エリザベスさんからは、「銀河のレシピ」と題して、コンピューターシミュレーションによる銀河や恒星の生成を研究することにどのような意義があるのか、実際にどのように研究を進めているのか、ということを、楽しいイラストやわかりやすいシミュレーション動画、「ケーキ作り」になぞらえた印象的なストーリーをもとに解説して頂きました。
エリザベスさんは科学技術コミュニケーションやアウトリーチ活動にも大変興味があり、札幌の高校生相手に英語でのレクチャーを行ったこともあるそうです。そういったご経験も活かしながら、魅力的なジェスチャーと表情を交えた大変分かりやすい英語でお話頂きましたが、それでも英語はちょっと・・・という来場者のみなさんのために、サイエンスカフェ札幌では史上初の「字幕」を用意しました。
事前にエリザベスさんにトークのリハーサルをお願いして一部始終をビデオで撮影し、その記録内容を元に「おそらくこのスライドではこのようなことをお話になるだろう」ということを推測しながら、スタッフが日本語字幕をあらかじめ作成し、それを、元の英語スライドの切り替えにタイミングを合わせて提示したのです。
そもそも、外国人のゲストを迎え、外国語でトークをして頂いたこと自体、サイエンス・カフェ札幌では初めての試みでした。北海道大学には外国人の研究者や留学生もたくさん在籍しているので、今後も、機会と要望があれば英語でのサイエンスカフェを開催してみたいと思います。
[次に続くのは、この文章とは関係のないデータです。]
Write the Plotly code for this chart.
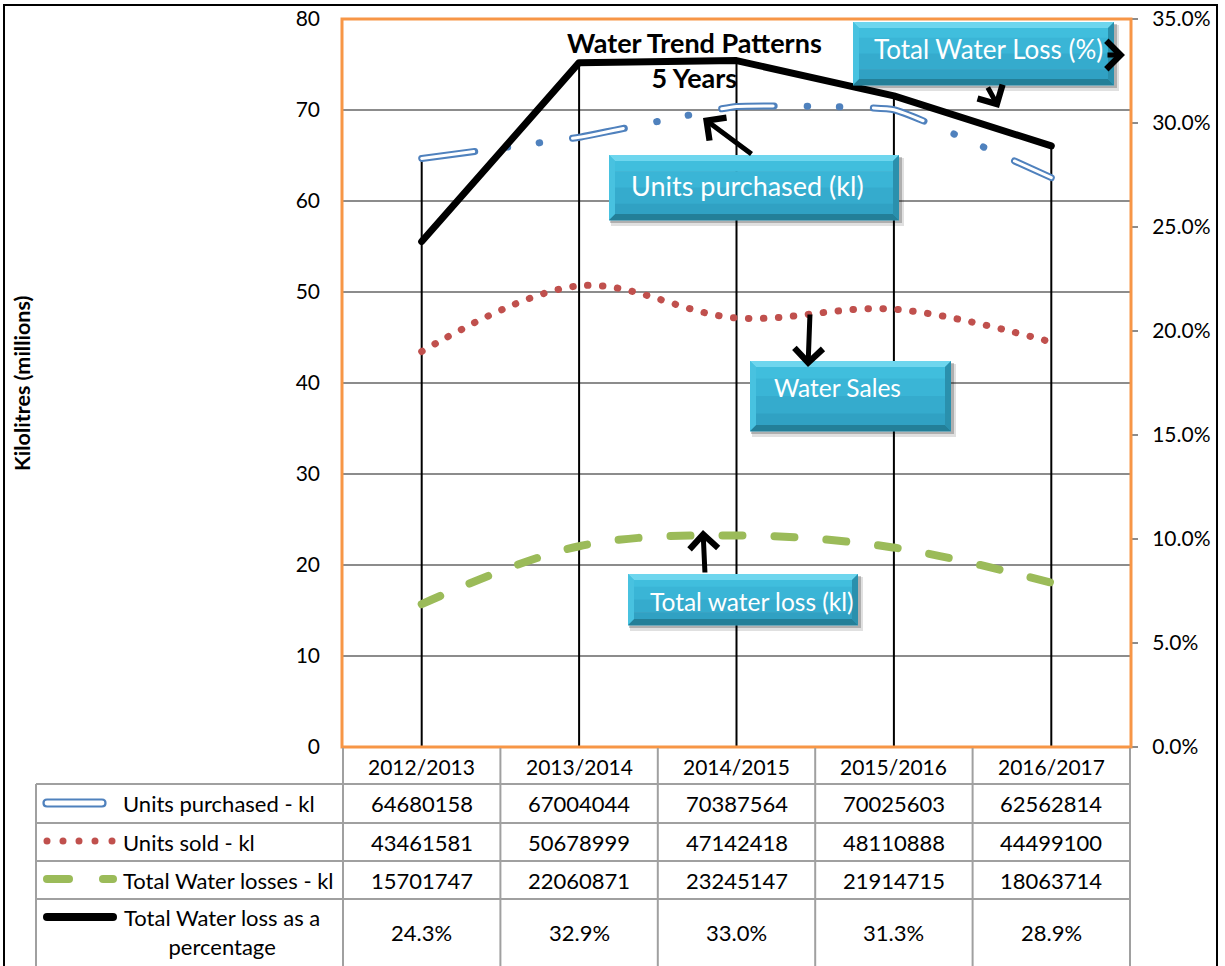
import plotly.graph_objects as go

# ---- data -------------------------------------------------------------
categories = ["2012/2013", "2013/2014", "2014/2015", "2015/2016", "2016/2017"]
units_purchased = [64680158, 67004044, 70387564, 70025603, 62562814]
units_sold = [43461581, 50678999, 47142418, 48110888, 44499100]
water_losses = [15701747, 22060871, 23245147, 21914715, 18063714]
loss_pct = [24.3, 32.9, 33.0, 31.3, 28.9]

row_labels = ["Units purchased - kl", "Units sold - kl", "Total Water losses - kl",
              "Total Water loss as a<br>percentage"]

Y_MAX, Y2_MAX = 80, 35

# ---- page geometry (pixels) --------------------------------------------
W, H = 1225, 966
PL, PR, PT, PB = 343, 1130, 19, 747          # plot area
FONT = "Lato"
BLUE, RED, GREEN, ORANGE = "#4F81BD", "#C0504D", "#9BBB59", "#F79646"
GRID = "#8C8C8C"
TABLE_LINE = "#A0A0A0"


def X(x):
    return x / W


def Y(y):
    return 1 - y / H


mil = lambda v: [a / 1e6 for a in v]

fig = go.Figure()

# drop lines from the highest series value of each year down to the axis
drop_x, drop_y = [], []
for c, p, pct in zip(categories, units_purchased, loss_pct):
    top = max(p / 1e6, pct * Y_MAX / Y2_MAX)
    drop_x += [c, c, None]
    drop_y += [0, top, None]
fig.add_trace(go.Scatter(x=drop_x, y=drop_y, mode="lines",
                         line=dict(color="black", width=2), hoverinfo="skip"))

# units purchased: outlined long dash with two dots
fig.add_trace(go.Scatter(x=categories, y=mil(units_purchased), mode="lines",
                         line=dict(color=BLUE, width=7, shape="spline", smoothing=0.3,
                                   dash="53px,33px,0.5px,31.5px,0.5px,33.5px"),
                         name="Units purchased - kl"))
fig.add_trace(go.Scatter(x=categories, y=mil(units_purchased), mode="lines",
                         line=dict(color="white", width=3, shape="spline", smoothing=0.3,
                                   dash="52px,100px"),
                         hoverinfo="skip"))
# units sold: round dots
fig.add_trace(go.Scatter(x=categories, y=mil(units_sold), mode="lines",
                         line=dict(color=RED, width=7, shape="spline",
                                   dash="0.5px,14.5px"),
                         name="Units sold - kl"))
# water losses: dashes
fig.add_trace(go.Scatter(x=categories, y=mil(water_losses), mode="lines",
                         line=dict(color=GREEN, width=8, shape="spline",
                                   dash="20px,32px"),
                         name="Total Water losses - kl"))
# loss percentage on the secondary axis
fig.add_trace(go.Scatter(x=categories, y=loss_pct, mode="lines", yaxis="y2",
                         line=dict(color="black", width=7),
                         name="Total Water loss as a percentage"))

shapes = []
annotations = []

# outer chart frame
shapes.append(dict(type="rect", xref="paper", yref="paper",
                   x0=X(4), x1=X(1217), y0=-0.05, y1=Y(5),
                   line=dict(color="black", width=2), layer="above"))
# plot area border
shapes.append(dict(type="rect", xref="paper", yref="paper",
                   x0=X(PL - 1), x1=X(PR + 1), y0=Y(PB), y1=Y(PT),
                   line=dict(color=ORANGE, width=3), layer="above"))

# ---- data table ---------------------------------------------------------
col_w = (PR - PL) / len(categories)
col_edges = [PL + i * col_w for i in range(len(categories) + 1)]
col_mid = [PL + (i + 0.5) * col_w for i in range(len(categories))]
row_edges = [PB, 784, 823, 861, 899, 1000]
TL = 36

for xe in col_edges:
    shapes.append(dict(type="line", xref="paper", yref="paper",
                       x0=X(xe), x1=X(xe), y0=Y(PB + 1), y1=Y(1000),
                       line=dict(color=TABLE_LINE, width=2), layer="above"))
shapes.append(dict(type="line", xref="paper", yref="paper",
                   x0=X(TL), x1=X(TL), y0=Y(row_edges[1]), y1=Y(1000),
                   line=dict(color=TABLE_LINE, width=2), layer="above"))
for ye in row_edges[1:5]:
    shapes.append(dict(type="line", xref="paper", yref="paper",
                       x0=X(TL), x1=X(PR), y0=Y(ye), y1=Y(ye),
                       line=dict(color=TABLE_LINE, width=2), layer="above"))

TXT = dict(family=FONT, size=22, color="black")
HDR = dict(family=FONT, size=21, color="black")

for cx, c in zip(col_mid, categories):
    annotations.append(dict(xref="paper", yref="paper", x=X(cx), y=Y(766),
                            text=c, showarrow=False, font=HDR,
                            xanchor="center", yanchor="middle"))

table_rows = [
    [str(v) for v in units_purchased],
    [str(v) for v in units_sold],
    [str(v) for v in water_losses],
    [f"{v:.1f}%" for v in loss_pct],
]
row_y = [803.5, 842, 880, 932]
for vals, ry in zip(table_rows, row_y):
    for cx, t in zip(col_mid, vals):
        annotations.append(dict(xref="paper", yref="paper", x=X(cx), y=Y(ry),
                                text=t, showarrow=False, font=TXT,
                                xanchor="center", yanchor="middle"))

for lab, ry in zip(row_labels[:3], row_y[:3]):
    annotations.append(dict(xref="paper", yref="paper", x=X(121), y=Y(ry),
                            text=lab, showarrow=False, font=TXT,
                            xanchor="left", yanchor="middle"))
annotations.append(dict(xref="paper", yref="paper", x=X(222), y=Y(932),
                        text=row_labels[3], showarrow=False, font=TXT,
                        xanchor="center", yanchor="middle", align="center"))


def capsule(x0, x1, yc, r):
    return (f"M {X(x0)},{Y(yc - r)} L {X(x1)},{Y(yc - r)} "
            f"Q {X(x1 + r)},{Y(yc - r)} {X(x1 + r)},{Y(yc)} "
            f"Q {X(x1 + r)},{Y(yc + r)} {X(x1)},{Y(yc + r)} "
            f"L {X(x0)},{Y(yc + r)} "
            f"Q {X(x0 - r)},{Y(yc + r)} {X(x0 - r)},{Y(yc)} "
            f"Q {X(x0 - r)},{Y(yc - r)} {X(x0)},{Y(yc - r)} Z")


# legend keys inside the table
shapes.append(dict(type="path", xref="paper", yref="paper",
                   path=capsule(47, 102, 803, 3.5), fillcolor="white",
                   line=dict(color=BLUE, width=2.2), layer="above"))
for dx in [47, 63, 79, 95, 112]:
    shapes.append(dict(type="circle", xref="paper", yref="paper",
                       x0=X(dx - 3.5), x1=X(dx + 3.5), y0=Y(841 + 3.5), y1=Y(841 - 3.5),
                       fillcolor=RED, line=dict(width=0), layer="above"))
for a, b in [(47, 69), (103, 113)]:
    shapes.append(dict(type="path", xref="paper", yref="paper",
                       path=capsule(a, b, 879, 4), fillcolor=GREEN,
                       line=dict(width=0), layer="above"))
shapes.append(dict(type="path", xref="paper", yref="paper",
                   path=capsule(47, 113, 917, 4), fillcolor="black",
                   line=dict(width=0), layer="above"))


# ---- callout boxes --------------------------------------------------------
def poly(pts):
    s = "M " + " L ".join(f"{X(a)},{Y(b)}" for a, b in pts) + " Z"
    return s


def callout(x0, y0, x1, y1, b=6):
    out = []
    # soft drop shadow
    out.append(dict(type="rect", xref="paper", yref="paper",
                    x0=X(x0 + 2), x1=X(x1 + 5), y0=Y(y1 + 6), y1=Y(y0 + 3),
                    fillcolor="rgba(0,0,0,0.12)", line=dict(width=0), layer="above"))
    out.append(dict(type="rect", xref="paper", yref="paper",
                    x0=X(x0 + 1), x1=X(x1 + 3), y0=Y(y1 + 3), y1=Y(y0 + 2),
                    fillcolor="rgba(0,0,0,0.22)", line=dict(width=0), layer="above"))
    # body with a stepped vertical gradient
    bands = ["#40BEDD", "#3AB5D6", "#35ABCD", "#30A1C3"]
    n = len(bands)
    for i, col in enumerate(bands):
        ya = y0 + (y1 - y0) * i / n
        yb = y0 + (y1 - y0) * (i + 1) / n
        out.append(dict(type="rect", xref="paper", yref="paper",
                        x0=X(x0), x1=X(x1), y0=Y(yb + 0.5), y1=Y(ya),
                        fillcolor=col, line=dict(width=0), layer="above"))
    # bevel edges
    out.append(dict(type="path", xref="paper", yref="paper", layer="above",
                    path=poly([(x0, y0), (x1, y0), (x1 - b, y0 + b), (x0 + b, y0 + b)]),
                    fillcolor="#6ED6EE", line=dict(width=0)))
    out.append(dict(type="path", xref="paper", yref="paper", layer="above",
                    path=poly([(x0, y1), (x1, y1), (x1 - b, y1 - b), (x0 + b, y1 - b)]),
                    fillcolor="#237F98", line=dict(width=0)))
    out.append(dict(type="path", xref="paper", yref="paper", layer="above",
                    path=poly([(x0, y0), (x0 + b, y0 + b), (x0 + b, y1 - b), (x0, y1)]),
                    fillcolor="#48C2E0", line=dict(width=0)))
    out.append(dict(type="path", xref="paper", yref="paper", layer="above",
                    path=poly([(x1, y0), (x1 - b, y0 + b), (x1 - b, y1 - b), (x1, y1)]),
                    fillcolor="#2A90AD", line=dict(width=0)))
    return out


# (box corners), label, text left edge, text centre line, font size
boxes = [
    ((853, 22, 1114, 85), "Total Water Loss (%)", 872, 49, 26),
    ((609, 155, 899, 220), "Units purchased (kl)", 629, 185, 27),
    ((750, 361, 951, 431), "Water Sales", 772, 388, 24.5),
    ((628, 574, 858, 625), "Total water loss (kl)", 648, 601, 24.5),
]
for (bx0, by0, bx1, by1), txt, tx, ty, fs in boxes:
    shapes += callout(bx0, by0, bx1, by1)
    annotations.append(dict(xref="paper", yref="paper", x=X(tx), y=Y(ty),
                            text=txt, showarrow=False,
                            font=dict(family=FONT, size=fs, color="white"),
                            xanchor="left", yanchor="middle"))

# arrows: (head, tail) in pixels
arrows = [
    ((1125, 55), (1106, 55)),
    ((999, 108), (987, 86)),
    ((703, 118), (753, 155)),
    ((808, 367), (810, 313)),
    ((703, 530), (705, 574)),
]
for (hx, hy), (tx, ty) in arrows:
    annotations.append(dict(xref="paper", yref="paper", x=X(hx), y=Y(hy),
                            ax=tx - hx, ay=ty - hy, axref="pixel", ayref="pixel",
                            text="", showarrow=True, arrowhead=4, arrowsize=1.1,
                            arrowwidth=5, arrowcolor="black", standoff=0,
                            startstandoff=0))

# chart title and axis title
annotations.append(dict(xref="paper", yref="paper", x=X(694), y=Y(60),
                        text="<b>Water Trend Patterns<br>5 Years</b>",
                        showarrow=False, align="center",
                        font=dict(family=FONT, size=27, color="black"),
                        xanchor="center", yanchor="middle"))
annotations.append(dict(xref="paper", yref="paper", x=X(22), y=Y(384),
                        text="<b>Kilolitres (millions)</b>", textangle=-90,
                        showarrow=False,
                        font=dict(family=FONT, size=21.5, color="black"),
                        xanchor="center", yanchor="middle"))

fig.update_layout(
    width=W, height=H,
    margin=dict(l=0, r=0, t=0, b=0, pad=0),
    paper_bgcolor="white", plot_bgcolor="white",
    showlegend=False,
    font=dict(family=FONT, size=20, color="black"),
    xaxis=dict(domain=[X(PL), X(PR)], range=[-0.5, len(categories) - 0.5],
               showticklabels=False, showgrid=False, zeroline=False,
               showline=False, ticks="", automargin=False),
    yaxis=dict(domain=[Y(PB), Y(PT)], range=[0, Y_MAX], dtick=10,
               showgrid=True, gridcolor=GRID, gridwidth=1.5,
               zeroline=False, showline=False, ticks="",
               ticklabelstandoff=22, automargin=False,
               tickfont=dict(family=FONT, size=21, color="black")),
    yaxis2=dict(overlaying="y", side="right", range=[0, Y2_MAX], dtick=5,
                tickformat=".1f", ticksuffix="%", showgrid=False,
                zeroline=False, showline=False, ticks="outside", ticklen=7,
                tickcolor=GRID, tickwidth=1.5, ticklabelstandoff=10,
                automargin=False,
                tickfont=dict(family=FONT, size=21, color="black")),
    shapes=shapes,
    annotations=annotations,
)

round_caps = ("document.querySelectorAll('.scatterlayer .js-line').forEach(function(p){"
              "p.style.strokeLinecap='round';p.style.strokeLinejoin='round';});")
fig.write_html("out.html", post_script=round_caps)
会場からはたくさんの質問が出され、みなさんの宇宙に対する関心の高さ、知識の豊富さを改めて実感しました。
時間の関係上一部の質問にしか答えることができなかったり、二人の話題提供者を迎えての日英二カ国語での進行をなかなかスムーズに行えなかったり、会場に差し込む日差しが強すぎて、スクリーンが非常に見えづらかったりと、反省点もいくつかありましたが、それらを踏まえて、今後もよりよいサイエンスカフェを作っていきたいと思います。
何よりも、羽部さん、エリザベスさんが楽しんで頂けた様子だったのが、運営者冥利に尽きました。ご協力頂いたみなさん、参加者のみなさん、ありがとうございました。